Case in point: Weinberger Fine Art (114 Southwest Boulevard) is showing landscapes by six painters whose approaches range from the abstract (Jennifer Rivera, Clare Doveton) to the more clear-cut (Richard Mattsson and Jeff Robinson). Somewhere in between are Francis Livingstong and Daryl Thetford. First Friday at Weinberger is members-only from 5 to 8 p.m., so this makes a good last stop of the evening, when doors open to the public from 8 to 9. Or show up July 15, when, from 5:30 to 8 p.m., food trucks and entertainment from Leo Gayden add up to a party.
All are welcome from 7 to 9 p.m. at Sherry Leedy Contemporary Art (2004 Baltimore), where pieces by 20 artists are on view, including Douglass Freed’s shimmering, contemplative landscapes. The rest of the lineup is equally noteworthy: Sasha Alexandra, Jane Booth, Marcus Cain, Patty Carroll, Mark Cowardin, Cary Esser, Damon Freed, Tanya Hartman, Maggy Hiltner, Tom Huck, Beth Lo, Anne Pearce, Kent Michael Smith, Caleb Taylor, Larry Thomas, Joey Watson, Maura Wright, Mary Zeran and Arnie Zimmerman.
Paige Davis’ Vacant / OCCUPIED, at Plenum Space Gallery (504 East 18th Street), is her first solo exhibition in KC. Her paintings and multimedia works here reflect her interest in real and imagined spaces, and how light can conceal or reveal surfaces of common domestic objects. The opening reception is from 6 to 10 p.m.
Downstairs at Gallery 504-Crossroads KC, there is, as usual, musical entertainment in the space from 5:30 to 10 p.m. This month it’s the Accidental Project providing the First Friday soundtrack, with the walls dedicated to Rho Albrecht’s abstract collages. Materials include feathers, leaves, shells and other items from nature.
Around the corner, Vulpes Bastille Studios (1737 Locust) has a solo exhibition of works on paper by Kaelyn Helmer. Join her from 6 to 9 p.m. and see what she’s been making since she graduated from the Kansas City Art Institute in 2012.
It’s been a while since Lori Raye Erickson has given us a whole room to take in, but the Late Show (1600 Cherry) ends the drought, hosting her Synthetic Selection with a 6-9 p.m. opening reception.
Presenting a series of portraits begun in 2012, Lacey Lewis’ Taking Sexy Back is about the objectification of people and, more specifically, the phenomenon of how women’s appearances — clothing and makeup choices — are blamed for male sexual aggression. Lewis was inspired by the confidence and beauty of the burlesque and sideshow performers she painted; she says she hopes viewers will feel their power in the images on display at Hilliard Gallery, 1820 McGee (opening: 6-9 p.m.).

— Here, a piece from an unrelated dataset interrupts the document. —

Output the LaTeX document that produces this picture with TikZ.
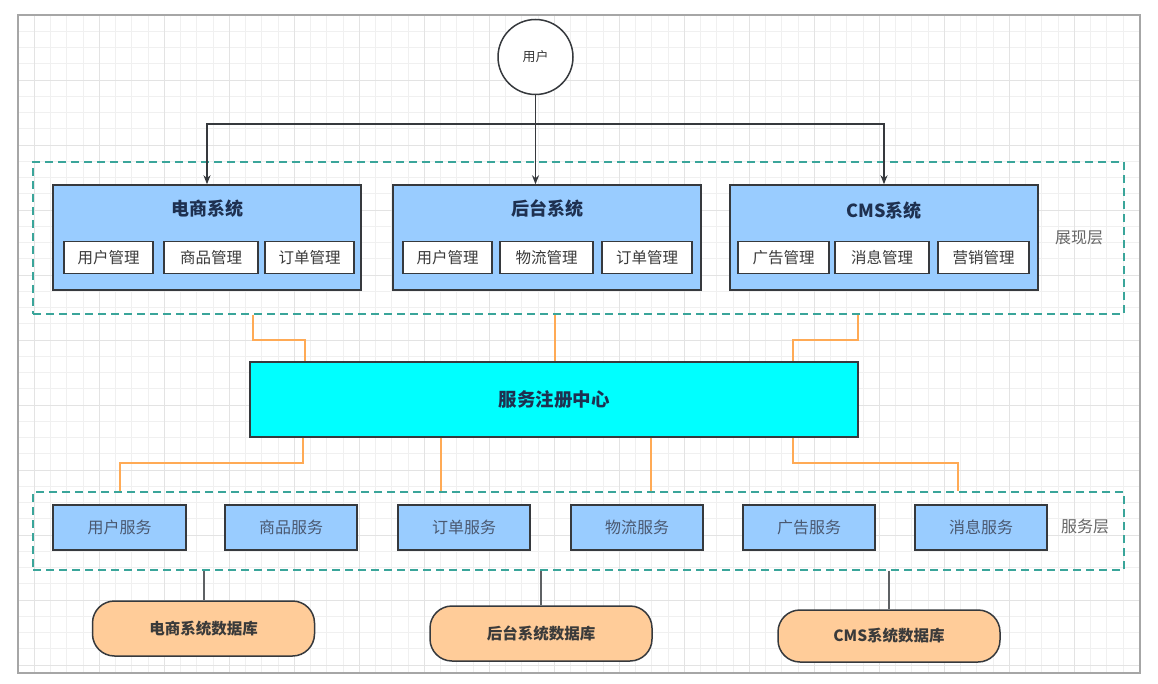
\documentclass[tikz,border=0pt]{standalone}
\usepackage{fontspec}
\newfontfamily\cjk{Noto Sans CJK SC}
\usetikzlibrary{calc,arrows.meta}
\definecolor{sysblue}{HTML}{99CCFF}
\definecolor{regcyan}{HTML}{00FFFF}
\definecolor{edge}{HTML}{36393D}
\definecolor{teal}{HTML}{3AA59A}
\definecolor{orng}{HTML}{FFAA55}
\definecolor{dbfill}{HTML}{FFCC99}
\definecolor{navy}{HTML}{1E3050}
\definecolor{txt}{HTML}{3A3A3A}
\definecolor{svctxt}{HTML}{4A5870}
\begin{document}
\begin{tikzpicture}[x=1pt,y=-1pt,
  sysbox/.style={draw=edge,line width=1.5pt,fill=sysblue,inner sep=0pt,minimum height=105pt,minimum width=308pt},
  subbox/.style={draw=edge,line width=1.5pt,fill=white,inner sep=0pt,minimum height=32pt,font=\cjk\fontsize{15.5}{15.5}\selectfont,text=txt},
  title/.style={font=\cjk\bfseries\fontsize{18}{18}\selectfont,text=navy,inner sep=0pt},
  layer/.style={draw=teal,line width=1.4pt,dash pattern=on 8pt off 5pt,inner sep=0pt},
  layerlabel/.style={font=\cjk\fontsize{16}{16}\selectfont,text=gray!80!black,inner sep=0pt},
  svc/.style={draw=edge,line width=1.5pt,fill=sysblue,inner sep=0pt,minimum height=45pt,minimum width=132pt,font=\cjk\fontsize{16}{16}\selectfont,text=svctxt},
  db/.style={draw=edge,line width=1.5pt,fill=dbfill,rounded corners=22pt,inner sep=0pt,minimum width=222pt,font=\cjk\bfseries\fontsize{15.5}{15.5}\selectfont,text=txt},
  arr/.style={draw=edge,line width=1.5pt,-{Stealth[length=9pt,width=7pt]}},
  org/.style={draw=orng,line width=2pt},
  dbline/.style={draw=edge!80,line width=2pt}]
\useasboundingbox (0,0) rectangle (1158,684);
\fill[white] (0,0) rectangle (1158,684);
% grid
\begin{scope}
\clip (18,15) rectangle (1140,673);
\foreach \i in {0,...,72} {
  \pgfmathsetmacro{\xx}{18+\i*16.25}
  \draw[gray!12,line width=0.6pt] (\xx,15) -- (\xx,673);
}
\foreach \i in {0,...,42} {
  \pgfmathsetmacro{\yy}{15+\i*16.25}
  \draw[gray!12,line width=0.6pt] (18,\yy) -- (1140,\yy);
}
\foreach \i in {0,...,18} {
  \pgfmathsetmacro{\xx}{34.25+\i*65}
  \draw[gray!22,line width=0.7pt] (\xx,15) -- (\xx,673);
}
\foreach \i in {0,...,10} {
  \pgfmathsetmacro{\yy}{15+\i*65}
  \draw[gray!22,line width=0.7pt] (18,\yy) -- (1140,\yy);
}
\end{scope}
\draw[gray!70,line width=1.5pt] (18,15) rectangle (1140,673);

% user
\node[draw=edge,line width=1.5pt,fill=white,circle,minimum size=75pt,inner sep=0pt,font=\cjk\fontsize{13}{13}\selectfont,text=txt] (user) at (535.5,57) {用户};

% presentation layer
\node[layer,minimum width=1091pt,minimum height=152pt] (pl) at (578.5,238) {};
\node[layerlabel] (pll) at (1079,238) {展现层};

\node[sysbox] (eb) at (207,237.5) {};
\node[title] (ebt) at (207,209) {电商系统};
\node[subbox,minimum width=89pt] (eb1) at (108.5,257.5) {用户管理};
\node[subbox,minimum width=94pt] (eb2) at (211,257.5) {商品管理};
\node[subbox,minimum width=89pt] (eb3) at (309.5,257.5) {订单管理};

\node[sysbox] (hb) at (547,237.5) {};
\node[title] (hbt) at (547,209) {后台系统};
\node[subbox,minimum width=89pt] (hb1) at (447.5,257.5) {用户管理};
\node[subbox,minimum width=93pt] (hb2) at (546.5,257.5) {物流管理};
\node[subbox,minimum width=90pt] (hb3) at (647,257.5) {订单管理};

\node[sysbox] (cms) at (884,237.5) {};
\node[title] (cmst) at (884,211) {CMS系统};
\node[subbox,minimum width=91pt] (cms1) at (783.5,257.5) {广告管理};
\node[subbox,minimum width=94pt] (cms2) at (882,257.5) {消息管理};
\node[subbox,minimum width=91pt] (cms3) at (983.5,257.5) {营销管理};

% user arrows
\coordinate (j) at (user.south |- 0,124);
\draw[arr] (user.south) -- (user.south |- hb.north);
\draw[arr] (j) -| (eb.north);
\draw[arr] (j) -| (cms.north);

% registry
\node[draw=edge,line width=1.5pt,fill=regcyan,inner sep=0pt,minimum width=608pt,minimum height=75pt,font=\cjk\bfseries\fontsize{18.5}{18.5}\selectfont,text=navy] (reg) at (554,399.5) {服务注册中心};

% service layer
\node[layer,minimum width=1091pt,minimum height=78pt] (sl) at (578.5,531) {};
\node[layerlabel] (sll) at (1085,526) {服务层};
\node[svc,minimum width=133pt] (s1) at (119.5,527.5) {用户服务};
\node[svc] (s2) at (291,527.5) {商品服务};
\node[svc] (s3) at (464,527.5) {订单服务};
\node[svc] (s4) at (637,527.5) {物流服务};
\node[svc] (s5) at (809,527.5) {广告服务};
\node[svc] (s6) at (981,527.5) {消息服务};

% orange connectors
\draw[org] (pl.south -| 253,0) |- (305,340) -- (reg.north -| 305,0);
\draw[org] (pl.south -| 555,0) -- (reg.north -| 555,0);
\draw[org] (pl.south -| 858,0) |- (793,340) -- (reg.north -| 793,0);
\draw[org] (reg.south -| 303,0) |- (120,463) -- (sl.north -| 120,0);
\draw[org] (reg.south -| 441,0) -- (sl.north -| 441,0);
\draw[org] (reg.south -| 651,0) -- (sl.north -| 651,0);
\draw[org] (reg.south -| 793,0) |- (958,463) -- (sl.north -| 958,0);

% databases
\node[db,minimum height=55pt] (d1) at (203.5,628.5) {电商系统数据库};
\node[db,minimum height=55pt] (d2) at (541,633.5) {后台系统数据库};
\node[db,minimum height=52pt] (d3) at (889,636) {CMS系统数据库};
\draw[dbline] (sl.south -| d1.north) -- (d1.north);
\draw[dbline] (sl.south -| d2.north) -- (d2.north);
\draw[dbline] (sl.south -| d3.north) -- (d3.north);
\end{tikzpicture}
\end{document}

Another series of portraits has gotten a lot of media attention lately and is intended to make people talk: Gender Treason includes interviews with the subjects of the paintings, people of Kansas City’s diverse queer community. Artist Ryan Wilks, who is gay and started this project a year ago as a way to understand other people, presents 12 stories and portraits in the lower-level gallery at Leedy-Voulkos Art Center (2012 Baltimore) through August 27.
Jones Gallery (1717 Walnut) is open all day (10 a.m.-9 p.m.) and is showing Real Art, paintings by Margaretre Gilespie and Bonnie Tolson.

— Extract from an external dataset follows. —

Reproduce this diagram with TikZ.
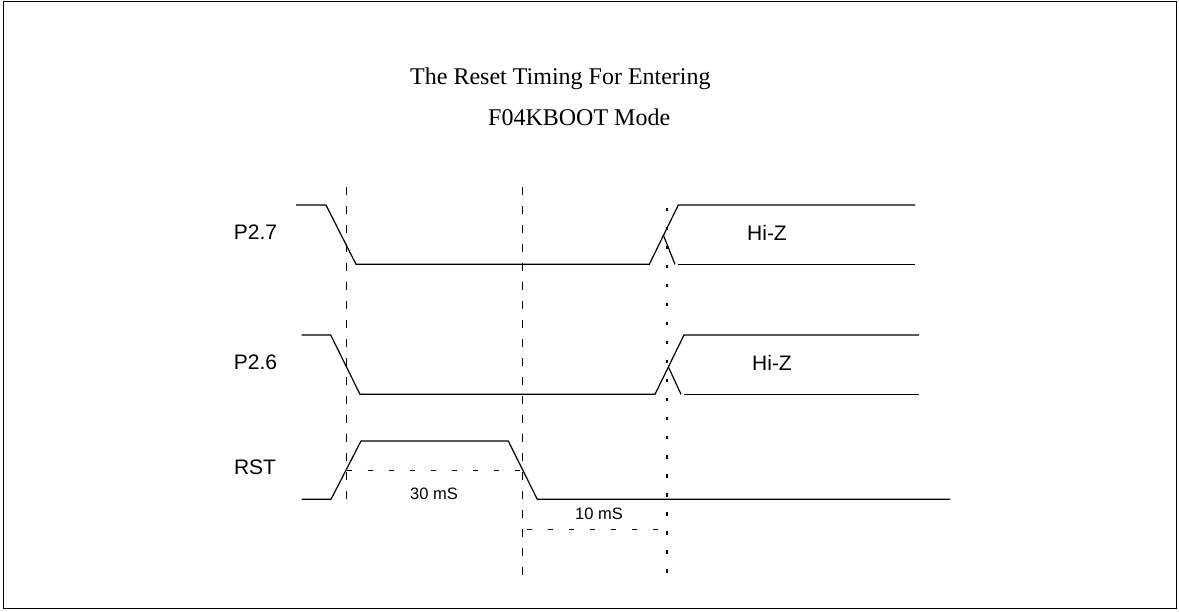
\documentclass[tikz,border=0pt]{standalone}
\usepackage{fontspec}
\setmainfont{Liberation Serif}
\newfontfamily\arialf{Liberation Sans}
\begin{document}
\begin{tikzpicture}[x=1pt,y=-1pt,
  wave/.style={line width=1.2pt,line join=miter},
  vdash/.style={line width=1.1pt,dash pattern=on 8pt off 11pt},
  vdot/.style={line width=1.7pt,dash pattern=on 3.5pt off 15.5pt},
  hdash/.style={line width=1pt,dash pattern=on 5pt off 16pt},
  siglabel/.style={font=\arialf\fontsize{21}{25}\selectfont,inner sep=0pt},
  timelabel/.style={font=\arialf\fontsize{16.5}{20}\selectfont,inner sep=0pt},
  titlelabel/.style={font=\fontsize{24}{28}\selectfont,inner sep=0pt,anchor=west}]
\useasboundingbox (0,0) rectangle (1179,612);
\draw[line width=1.8pt] (3.5,1.5) rectangle (1176.5,608.5);
% title
\node[titlelabel] (t1) at (410,79) {The Reset Timing For Entering};
\node[titlelabel] (t2) at (488,117) {F04KBOOT Mode};
% signal labels
\node[siglabel] (l27) at (255.5,232) {P2.7};
\node[siglabel] (l26) at (255.5,362) {P2.6};
\node[siglabel] (lrst) at (255,467) {RST};
\node[siglabel] (hz1) at (767,233) {Hi-Z};
\node[siglabel] (hz2) at (772,363) {Hi-Z};
\node[timelabel] (d30) at (434,494) {30 mS};
\node[timelabel] (d10) at (599,514) {10 mS};
% vertical reference lines
\draw[vdash] (346.7,187) -- (346.7,503);
\draw[vdash] (522.3,187) -- (522.3,577);
\draw[vdot] (666.7,208) -- (666.7,580);
% P2.7
\draw[wave] (296,205) -- (326,205) -- (356,264.3) -- (649.3,264.3) -- (678.3,205) -- (915,205);
\draw[wave] (663.3,235) -- (675,264.3);
\draw[wave] (678.3,264.3) -- (915,264.3);
% P2.6
\draw[wave] (301.7,335) -- (330.7,335) -- (360,394.3) -- (655,394.3) -- (684,335) -- (919,335);
\draw[wave] (668.3,366.7) -- (681,394.3);
\draw[wave] (684,394.3) -- (919,394.3);
% RST
\draw[wave] (301.7,499.3) -- (331,499.3) -- (361,441) -- (508.3,441) -- (537.3,499.3) -- (950,499.3);
% time measures
\draw[hdash] (346.7,470) -- (522.3,470);
\draw[hdash] (527,529) -- (666.7,529);
\end{tikzpicture}
\end{document}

Fraction Print Studio/Exhibition Space (130 West 18th Street) has impressive paintings from David Titterington, whose landscapes include evidence of being intertwined with humans. Beneath Our Feet is particularly resonant in “Dust,” an agrarian landscape seen from far above and spattered over with in-your-face particles of dancing color. The opening is from 6 to 9 p.m.
Front Space (217 West 18th Street) has an installation from Ryan Kuo called Are You Sure, tapping into our insecurities and, the gallery says, “examining contemporary displacement.” From 6 to 9 p.m., you can see “Nouns,” a projected video-game space cycling quickly through night and day as a background to multiple 3-D objects, and you’ll have time to interact with the hypertext-essay-based “File.”
Besides being riots of color, Thomas Gieseke’s complex scenes of mayhem and commercialism are tinged with commentary. Monkeys carry iPhones, and, in “Circus Maximus,” which gives this exhibition its title, chariots, race cars, animals and UFOs spin across a 9-foot canvas. The opening at Todd Weiner Gallery (115 West 18th Street) is from 5 to 10 p.m.